Islam is a weak power: in the words of Dr. Mahathir bin Mohammed, the former prime minister of Malaysia, one of the least worst Muslim nations in the world, “We produce practically nothing on our own, we can do almost nothing for ourselves, we cannot even manage our wealth.” Yet in Iran they’re working full-speed on nukes that will be able to hit every European city.
North Korea is the weakest power of all. But on the Fourth of July 2006 its dictator gamely got in the spirit and held a fireworks display. Impressive stuff: the rockets’ red glare, the bombs bursting in air—though, as sometimes happens with your highest-price firecracker, it was
over sooner than expected. Kim Jong-il has No Dong. Please, no giggling. It’s not a side effect of that counterfeit Viagra that North Korea manufactures (seriously). No Dong is the name of his missile system. “Dong” is Korean for “dong,” and “no” is Korean for “big swinging,” and that’s how Kim Jong-il sees himself on the freelance nuke scene. Anyway, on the Glorious Fourth, he decided to test the latest version of his No Dong. That’s a “test” in the sense that I test my new shotgun by firing it through your kitchen window and seeing if it penetrates to the living room. Kim’s Dong went up and came straight down again forty seconds later. From the trajectory, experts calculated that it was headed to Hawaii. Instead, it fell in the Sea of Japan.
And everyone had a big laugh. What a loser, what a bozo. Mister Nukes R Us talks the talk but he can’t nuke the nuke. Ha ha, what a joke.

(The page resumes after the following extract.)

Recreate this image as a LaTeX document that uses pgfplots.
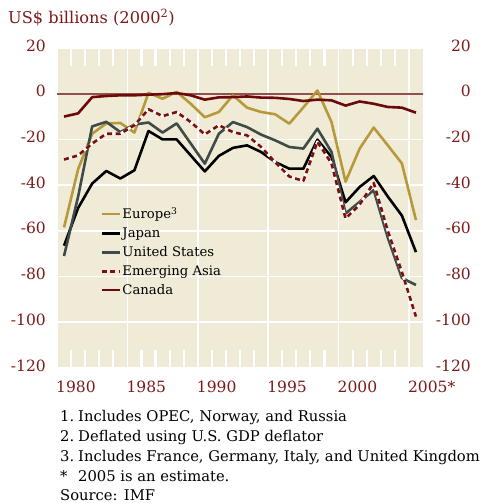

But no, that’s the point. That’s why he’s dangerous. He’s not the United States, not the Soviet Union, not India, he’s not even France. He’s an incompetent but he’s got nuclear weapons. In 2006, he aimed for Hawaii and just about cleared his perimeter fence. Next time, he might aim for Hawaii and hit San Diego. Or Oakland. Or Calgary, or Presque-Isle, Maine. Or Beijing, Addis Ababa, Salzburg, or Dublin. He’s a self-taught nuclear madman and he hasn’t quite gotten the hang of it. If you’re on the New Jersey Turnpike and there’s a confused ninety-three-year-old granny behind the wheel of a Toyota Corolla, that’s mostly a problem for her. If she’s in an eighteen-wheeler and coming across the median, that’s a problem for you. North Korea has millions of starving people; it has one of the lowest GDPs per capita on the planet, lower than Ghana, lower than Zimbabwe, lower than Mongolia.